The undisputed evidence would not allow a reasonable jury to conclude that the defendant used excessive force on the plaintiff during or after the emergency cell extraction on November 27, 2020. The defendant is entitled to judgment as a matter of law.
The defendant argues that if the court declines to grant summary judgment in his favor, he is entitled to qualified immunity. “Where a defendant ‘wins on the facts, [she] does not need qualified immunity.'” Sierra-Lopez v. County, Case No. 17-cv-1222, 2019 WL 3501540, at *10 (E.D. Wis. July 31, 2019) (quoting Viero v. Bufano, 925 F.Supp. 1374, 1387 (N.D. Ill. 1996); and Antepenko v. Domrois, Case No. 17-cv-1211, 2018 WL 6065347, at *6 (E.D. Wis. Nov. 20, 2018)).
III. Conclusion
The court DENIES the plaintiff's motion to withdraw the case. Dkt. No. 45.

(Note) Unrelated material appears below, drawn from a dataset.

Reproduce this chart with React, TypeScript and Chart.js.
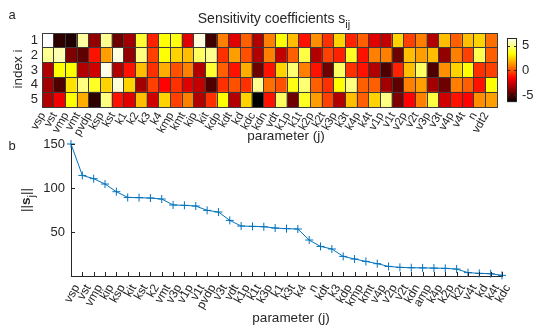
import React, { useEffect, useRef } from 'react';
import { Chart, registerables } from 'chart.js';
Chart.register(...registerables);

const FONT = '"Liberation Sans", Arial, Helvetica, sans-serif';
const INK = '#262626';

// ---- Panel a: sensitivity coefficients s_ij ----
const heatParams = ['vsp','vst','vmp','vmt','pvdp','ksp','kst','k1','k2','k3','k4','kmp','kmt','kip','kit','kdp','kdt','kd','kdc','kdn','vdt','k1p','k1t','k2p','k2t','k3p','k3t','k4p','k4t','v1p','v1t','v2p','v2t','v3p','v3t','v4p','v4t','n','vdt2'];
const rowLabels = ['1', '2', '3', '4', '5'];
const row1 = [6.6,-5.5,-5.8,5.4,-3.6,5.2,-4.3,-3.3,4.0,-0.9,3.4,3.6,-2.1,6.2,-5.2,0.9,-2.1,0.3,-3.0,0.9,3.4,2.1,-1.2,1.2,-0.6,2.5,-0.9,0.3,-2.1,-2.7,2.5,-0.3,0.9,-3.0,2.1,0.3,2.1,2.5,0.6];
const row2 = [5.2,5.6,-4.0,-4.6,-1.2,1.5,6.2,-3.6,5.0,-0.3,3.4,2.5,2.1,4.6,5.2,-0.6,1.5,0.0,-3.0,0.9,-2.7,0.3,4.2,-3.0,-0.3,-0.9,3.8,-1.2,0.9,0.9,-4.3,2.1,1.5,2.1,-3.6,0.9,-0.3,4.4,0.3];
const row3 = [-3.0,3.4,3.4,-3.0,-2.4,6.3,-3.0,-1.2,2.1,-0.6,1.8,0.0,0.9,-3.0,4.0,0.3,-1.2,1.8,-4.3,-1.2,2.5,4.8,0.9,-1.2,-4.3,4.6,-0.6,-1.2,-3.0,-4.9,-0.9,2.1,4.6,-4.9,1.2,2.5,3.4,-0.6,-0.3];
const row4 = [-3.3,-4.9,2.8,5.0,3.8,2.5,6.1,2.5,-3.3,-0.3,-1.5,-0.6,-2.1,-2.7,-4.9,-0.6,0.0,-0.6,5.2,0.6,0.0,3.6,4.8,0.3,-0.6,3.4,5.0,0.3,0.3,-3.3,-4.6,0.9,1.5,-3.3,-4.3,0.9,0.3,-1.2,3.4];
const row5 = [-3.0,-1.8,3.4,1.8,-5.5,5.0,-1.2,-2.1,2.1,-2.4,2.5,-0.3,0.9,-3.0,-0.6,3.4,-3.0,2.5,-6.4,-1.2,4.6,-4.3,3.8,1.5,-0.3,-3.0,2.1,0.3,2.5,5.0,-4.0,-1.5,0.9,4.2,-2.4,-1.2,-1.5,1.2,1.5];
const CMIN = -6.4;
const CMAX = 6.6;
const colorbarTicks = [-5, 0, 5];

// ---- Panel b: norms ||s_j|| ----
const sortedParams = ['vsp','vst','vmp','kip','ksp','kit','kst','k2','vmt','v3p','v1p','v1t','pvdp','v3t','vdt','k1p','k1t','k3p','k1','k3t','k4','n','kdt','k3','kdp','kmp','kmt','v4p','v2p','v2t','kdn','amp','k4p','k2p','k2t','v4t','kd','k4t','kdc'];
const norms = [150,114.3,110.6,104.5,95.8,89.3,89,88.6,87.5,80.7,80.3,79.5,74.6,72.7,63.2,56.8,56.4,56,54.5,53.8,53.4,40.9,33.6,30.7,22.3,19.3,16.6,14,10.9,9.8,9.4,9.2,9.0,8.7,7.9,3.8,3.0,2.6,0.7];
const normTicks = [0, 50, 100, 150];

function hot(v: number): string {
  const t = Math.min(1, Math.max(0, (v - CMIN) / (CMAX - CMIN)));
  const c = (x: number) => Math.round(Math.min(1, Math.max(0, x)) * 255);
  return `rgb(${c(t / 0.375)},${c((t - 0.375) / 0.375)},${c((t - 0.75) / 0.25)})`;
}

const inwardTicks = {
  id: 'inwardTicks',
  afterDraw(chart: any) {
    const { ctx, chartArea, scales } = chart;
    const x = scales.x, y = scales.y;
    ctx.save();
    ctx.strokeStyle = INK;
    ctx.lineWidth = 1;
    ctx.beginPath();
    x.ticks.forEach((_: any, i: number) => {
      const px = Math.round(x.getPixelForTick(i)) + 0.5;
      ctx.moveTo(px, chartArea.bottom);
      ctx.lineTo(px, chartArea.bottom - 4);
    });
    y.ticks.forEach((_: any, i: number) => {
      const py = Math.round(y.getPixelForTick(i)) + 0.5;
      ctx.moveTo(chartArea.left, py);
      ctx.lineTo(chartArea.left + 4, py);
    });
    ctx.stroke();
    ctx.restore();
  },
};

const boxOutline = {
  id: 'boxOutline',
  afterDraw(chart: any) {
    const { ctx, chartArea: a, scales } = chart;
    ctx.save();
    ctx.strokeStyle = INK;
    ctx.lineWidth = 1;
    ctx.strokeRect(Math.round(a.left) + 0.5, Math.round(a.top) + 0.5, Math.round(a.right - a.left) - 1, Math.round(a.bottom - a.top) - 1);
    const y = scales.y;
    ctx.beginPath();
    y.ticks.forEach((_: any, i: number) => {
      const py = Math.round(y.getPixelForTick(i)) + 0.5;
      ctx.moveTo(a.right, py);
      ctx.lineTo(a.right - 3, py);
      ctx.moveTo(a.left, py);
      ctx.lineTo(a.left + 3, py);
    });
    ctx.stroke();
    ctx.restore();
  },
};

const Txt = ({ x, y, rot = 0, size = 13, children }: any) => (
  <div
    style={{
      position: 'absolute',
      left: x,
      top: y,
      transform: `translate(-50%,-50%) rotate(${rot}deg)`,
      fontFamily: FONT,
      fontSize: size,
      color: INK,
      whiteSpace: 'nowrap',
      lineHeight: 1,
    }}
  >
    {children}
  </div>
);

export default function App() {
  const heatRef = useRef<HTMLCanvasElement>(null);
  const barRef = useRef<HTMLCanvasElement>(null);
  const lineRef = useRef<HTMLCanvasElement>(null);

  useEffect(() => {
    Chart.defaults.font.family = FONT;
    Chart.defaults.color = INK;
    const rowsBottomUp = [row5, row4, row3, row2, row1];
    const gridColor = '#3a3a3a';

    const heat = new Chart(heatRef.current as HTMLCanvasElement, {
      type: 'bar',
      data: {
        labels: heatParams,
        datasets: rowsBottomUp.map((row) => ({
          data: row.map(() => 1),
          backgroundColor: row.map(hot),
          borderWidth: 0,
          barPercentage: 1,
          categoryPercentage: 1,
        })),
      },
      options: {
        animation: false,
        responsive: false,
        maintainAspectRatio: false,
        events: [],
        layout: { padding: { top: 33, right: 52, left: 0, bottom: 0 } },
        plugins: { legend: { display: false }, tooltip: { enabled: false } },
        scales: {
          x: {
            stacked: true,
            grid: { offset: true, color: gridColor, lineWidth: 1, drawTicks: false, z: 1 },
            border: { display: true, color: gridColor, z: 1 },
            ticks: { autoSkip: false, minRotation: 60, maxRotation: 60, font: { size: 11.5 }, color: INK, padding: 3, labelOffset: -5 },
            afterFit: (s: any) => { s.height = 43; },
          },
          y: {
            stacked: true,
            min: 0,
            max: 5,
            afterBuildTicks: (s: any) => { s.ticks = [0.5, 1.5, 2.5, 3.5, 4.5].map((v) => ({ value: v })); },
            grid: { offset: true, color: gridColor, lineWidth: 1, drawTicks: false, z: 1 },
            border: { display: true, color: gridColor, z: 1 },
            ticks: { autoSkip: false, font: { size: 13 }, color: INK, padding: 4, callback: (v: any) => rowLabels[Math.round(4.5 - Number(v))] },
            afterFit: (s: any) => { s.width = 42; },
          },
        },
      } as any,
    });

    const bar = new Chart(barRef.current as HTMLCanvasElement, {
      type: 'bar',
      data: {
        labels: [''],
        datasets: [{
          data: [[CMIN, CMAX]] as any,
          backgroundColor: (c: any) => {
            const a = c.chart.chartArea;
            if (!a) return '#f00';
            const g = c.chart.ctx.createLinearGradient(0, a.bottom, 0, a.top);
            g.addColorStop(0, '#000000');
            g.addColorStop(0.375, '#ff0000');
            g.addColorStop(0.75, '#ffff00');
            g.addColorStop(1, '#ffffff');
            return g;
          },
          borderWidth: 0,
          barPercentage: 1,
          categoryPercentage: 1,
        }],
      },
      options: {
        animation: false,
        responsive: false,
        maintainAspectRatio: false,
        events: [],
        layout: { padding: { left: 7, top: 8, bottom: 8, right: 0 } },
        plugins: { legend: { display: false }, tooltip: { enabled: false } },
        scales: {
          x: { display: false },
          y: {
            position: 'right',
            min: CMIN,
            max: CMAX,
            afterBuildTicks: (s: any) => { s.ticks = colorbarTicks.map((v) => ({ value: v })); },
            grid: { drawOnChartArea: false, drawTicks: false },
            border: { display: false },
            ticks: { autoSkip: false, font: { size: 13 }, color: INK, padding: 5 },
            afterFit: (s: any) => { s.width = 32; },
          },
        },
      } as any,
      plugins: [boxOutline],
    });

    const line = new Chart(lineRef.current as HTMLCanvasElement, {
      type: 'line',
      data: {
        labels: sortedParams,
        datasets: [{
          data: norms,
          borderColor: '#0072BD',
          borderWidth: 1,
          pointStyle: 'cross',
          pointRadius: 4,
          pointBorderWidth: 1,
          pointBorderColor: '#0072BD',
          pointBackgroundColor: '#0072BD',
          fill: false,
          tension: 0,
          clip: false,
        } as any],
      },
      options: {
        animation: false,
        responsive: false,
        maintainAspectRatio: false,
        events: [],
        layout: { padding: { top: 14, right: 47, left: 0, bottom: 0 } },
        plugins: { legend: { display: false }, tooltip: { enabled: false } },
        scales: {
          x: {
            grid: { drawOnChartArea: false, drawTicks: false },
            border: { display: true, color: INK },
            ticks: { autoSkip: false, minRotation: 60, maxRotation: 60, font: { size: 12 }, color: INK, padding: 6, labelOffset: 6 },
            afterFit: (s: any) => { s.height = 54; },
          },
          y: {
            min: 0,
            max: 150,
            afterBuildTicks: (s: any) => { s.ticks = normTicks.map((v) => ({ value: v })); },
            grid: { drawOnChartArea: false, drawTicks: false },
            border: { display: true, color: INK },
            ticks: { autoSkip: false, font: { size: 13 }, color: INK, padding: 6, callback: (v: any) => (Number(v) === 0 ? '' : String(v)) },
            afterFit: (s: any) => { s.width = 71; },
          },
        },
      } as any,
      plugins: [inwardTicks],
    });

    return () => {
      heat.destroy();
      bar.destroy();
      line.destroy();
    };
  }, []);

  return (
    <div style={{ position: 'absolute', left: 0, top: 0, width: 549, height: 330, background: '#fff', overflow: 'hidden' }}>
      <canvas ref={heatRef} width={549} height={150} style={{ position: 'absolute', left: 0, top: 0, width: 549, height: 150 }} />
      <canvas ref={barRef} width={49} height={90} style={{ position: 'absolute', left: 500, top: 25, width: 49, height: 90 }} />
      <canvas ref={lineRef} width={549} height={200} style={{ position: 'absolute', left: 0, top: 130, width: 549, height: 200 }} />
      <Txt x={12} y={14} size={13}>a</Txt>
      <Txt x={12} y={145} size={13}>b</Txt>
      <Txt x={274} y={18} size={14}>
        Sensitivity coefficients s<span style={{ fontSize: 11, position: 'relative', top: 5 }}>ij</span>
      </Txt>
      <Txt x={18} y={69} rot={-90} size={13.5}>index i</Txt>
      <Txt x={286} y={136} size={13.5}>parameter (j)</Txt>
      <Txt x={26} y={200} rot={-90} size={13.5}>
        ||<b>s</b><span style={{ fontSize: 11, position: 'relative', top: 5 }}>j</span>||
      </Txt>
      <Txt x={291} y={318} size={13.5}>parameter (j)</Txt>
    </div>
  );
}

The court GRANTS the defendant's motion for summary judgment. Dkt. No. 38.
The court ORDERS that this case is DISMISSED. The clerk will enter judgment accordingly.
This order and the judgment to follow are final. A dissatisfied party may appeal this court's decision to the Court of Appeals for the Seventh Circuit by filing in this court a notice of appeal within 30 days of the entry of judgment. See Federal Rules of Appellate Procedure 3, 4. This court may extend this deadline if a party timely requests an extension and shows good cause or excusable neglect for not being able to meet the 30-day deadline. See Fed. R. App. P. 4(a)(5)(A).

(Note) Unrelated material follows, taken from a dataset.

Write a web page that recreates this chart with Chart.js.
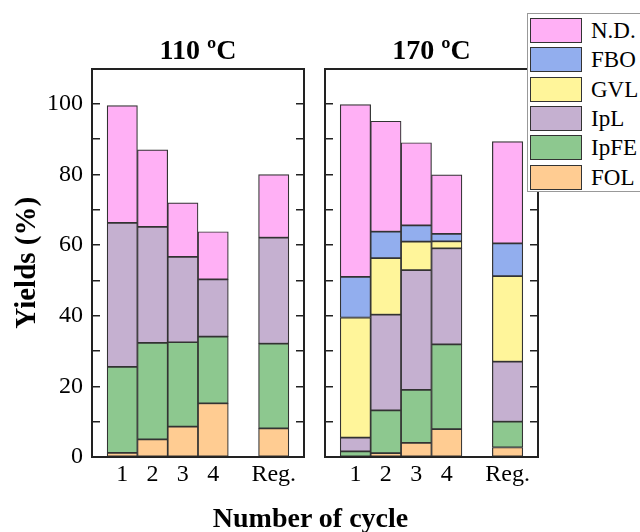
<!DOCTYPE html>
<html>
<head>
<meta charset="utf-8">
<script src="https://cdn.jsdelivr.net/npm/chart.js@4/dist/chart.umd.min.js"></script>
<style>
  body { margin: 0; background: #fff; }
  #wrap { position: relative; width: 640px; height: 532px; overflow: hidden; font-family: 'Liberation Serif', 'Times New Roman', serif; }
  canvas { position: absolute; top: 0; }
  #c110 { left: 0; }
  #c170 { left: 310px; }
  #xtitle { position: absolute; left: 0; width: 621px; top: 504px; text-align: center; font-size: 28px; line-height: 28px; font-weight: bold; }
  #legend { position: absolute; left: 527px; top: 13px; width: 130px; height: 179px; background: #fff; border: 1px solid #999; box-sizing: border-box; }
  .row { position: absolute; left: 2px; height: 26px; }
  .sw { position: absolute; left: 0; top: 0; width: 52px; height: 25px; border: 1.5px solid #333; box-sizing: border-box; }
  .lb { position: absolute; left: 61px; top: 0; font-size: 23px; line-height: 26px; white-space: nowrap; color: #000; }
</style>
</head>
<body>
<div id="wrap">
  <canvas id="c110" width="320" height="532"></canvas>
  <canvas id="c170" width="330" height="532"></canvas>
  <div id="xtitle">Number of cycle</div>
  <div id="legend"></div>
</div>
<script>
const cycles = ['1', '2', '3', '4', 'Reg.'];
const slots = ['', '1', '2', '3', '4', '', 'Reg.', ''];
const yTicks = [0, 20, 40, 60, 80, 100];

const series = ['N.D.', 'FBO', 'GVL', 'IpL', 'IpFE', 'FOL'];
const colores = ['#FFB0F5', '#92AEEE', '#FFF59A', '#C5B0D0', '#8DC88F', '#FFCC92'];

// 110 ºC
const fol110 = [1.2, 5.0, 8.6, 15.2, 8.1];
const ipfe110 = [24.3, 27.3, 23.9, 18.9, 24.0];
const ipl110 = [40.8, 32.9, 24.2, 16.2, 30.0];
const gvl110 = [0, 0, 0, 0, 0];
const fbo110 = [0, 0, 0, 0, 0];
const nd110 = [33.2, 21.8, 15.3, 13.5, 17.9];

// 170 ºC
const fol170 = [0, 1.1, 4.0, 7.9, 2.7];
const ipfe170 = [1.6, 12.1, 15.0, 24.0, 7.3];
const ipl170 = [3.9, 27.1, 33.9, 27.2, 17.0];
const gvl170 = [34.0, 16.0, 8.1, 2.0, 24.2];
const fbo170 = [11.5, 7.5, 4.6, 2.1, 9.3];
const nd170 = [48.8, 31.3, 23.4, 16.7, 28.8];

const FONT = "'Liberation Serif', 'Times New Roman', serif";
const FRAME = '#222';

function enSlots(valores) {
    return slots.map(s => {
        const i = cycles.indexOf(s);
        if (s === '' || i < 0) return null;
        return valores[i] > 0 ? valores[i] : null;
    });
}

function armarDatasets(arr) {
    // arr en orden de series (N.D. ... FOL), se apila desde FOL
    const ds = [];
    for (let k = series.length - 1; k >= 0; k--) {
        ds.push({
            label: series[k],
            data: enSlots(arr[k]),
            backgroundColor: colores[k],
            borderColor: '#333',
            borderWidth: 1.2,
            borderSkipped: false,
            barPercentage: 1,
            categoryPercentage: 1
        });
    }
    return ds;
}

function crearPanel(id, titulo, arr, izquierda) {
    const ctx = document.getElementById(id);
    return new Chart(ctx, {
        type: 'bar',
        data: { labels: slots, datasets: armarDatasets(arr) },
        options: {
            responsive: false,
            animation: false,
            layout: { padding: { left: 0, right: izquierda ? 16 : 102, top: 0, bottom: 35 } },
            plugins: {
                legend: { display: false },
                tooltip: { enabled: false },
                title: {
                    display: true,
                    text: titulo,
                    fullSize: false,
                    color: '#000',
                    font: { family: FONT, size: 28, weight: 'bold' },
                    padding: { top: 35, bottom: 0 }
                }
            },
            scales: {
                x: {
                    stacked: true,
                    offset: false,
                    grid: { display: false, drawTicks: false },
                    border: { color: FRAME, width: 2 },
                    ticks: { color: '#000', font: { family: FONT, size: 24 }, padding: 3, autoSkip: false, maxRotation: 0 },
                    afterFit: s => { s.height = 40; }
                },
                top: {
                    type: 'linear', position: 'top', min: 0, max: 1,
                    grid: { display: false },
                    ticks: { display: false },
                    border: { color: FRAME, width: 2 },
                    afterFit: s => { s.height = 0; }
                },
                y: {
                    stacked: true,
                    min: 0, max: 110,
                    grid: { drawOnChartArea: false, drawTicks: true, tickLength: -8, color: FRAME, lineWidth: 1.5 },
                    border: { color: FRAME, width: 2 },
                    ticks: {
                        display: izquierda,
                        stepSize: 10,
                        color: '#000',
                        font: { family: FONT, size: 24 },
                        padding: 17,
                        callback: v => yTicks.includes(v) ? v : ''
                    },
                    title: {
                        display: izquierda,
                        text: 'Yields (%)',
                        color: '#000',
                        font: { family: FONT, size: 29, weight: 'bold' },
                        padding: { top: 10, bottom: 0 }
                    },
                    afterFit: s => { s.width = izquierda ? 92 : 15; }
                },
                yr: {
                    position: 'right',
                    min: 0, max: 110,
                    grid: { drawOnChartArea: false, drawTicks: true, tickLength: -8, color: FRAME, lineWidth: 1.5 },
                    border: { color: FRAME, width: 2 },
                    ticks: { display: false, stepSize: 10 },
                    afterFit: s => { s.width = 0; }
                }
            }
        }
    });
}

crearPanel('c110', '110 ºC', [nd110, fbo110, gvl110, ipl110, ipfe110, fol110], true);
const chart170 = crearPanel('c170', '170 ºC', [nd170, fbo170, gvl170, ipl170, ipfe170, fol170], false);

// leyenda armada desde los datasets del panel 170
const leyenda = document.getElementById('legend');
chart170.data.datasets.slice().reverse().forEach((d, i) => {
    const row = document.createElement('div');
    row.className = 'row';
    row.style.top = (4 + i * 29.3) + 'px';
    row.innerHTML = `<div class="sw" style="background:${d.backgroundColor}"></div><div class="lb">${d.label}</div>`;
    leyenda.appendChild(row);
});
</script>
</body>
</html>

If the plaintiff appeals, he will be liable for the $605 appellate filing fee regardless of the outcome of the appeal. If the plaintiff seeks to proceed on appeal without prepaying the appellate filing fee, he must file a motion in this court. See Fed. R. App. P. 24(a)(1). The Court of Appeals may assess the plaintiff a “strike” if it concludes that his appeal has no merit. If the plaintiff accumulates three strikes, he will not be able to file a case in federal court (except a petition for habeas corpus relief) without prepaying the full filing fee unless he demonstrates that he is in imminent danger of serious physical injury. Id.
Under certain circumstances, a party may ask this court to alter or amend its judgment under Federal Rule of Civil Procedure 59(e) or ask for relief from judgment under Federal Rule of Civil Procedure 60(b). Any motion under Rule 59(e) must be filed within 28 days of the entry of judgment. The court cannot extend this deadline. See Fed.R.Civ.P. 6(b)(2). Any motion under Rule 60(b) must be filed within a reasonable time, generally no more than one year after the entry of the judgment. The court cannot extend this deadline. See Fed.R.Civ.P. 6(b)(2).
The court expects parties to closely review all applicable rules and determine, what, if any, further action is appropriate in a case.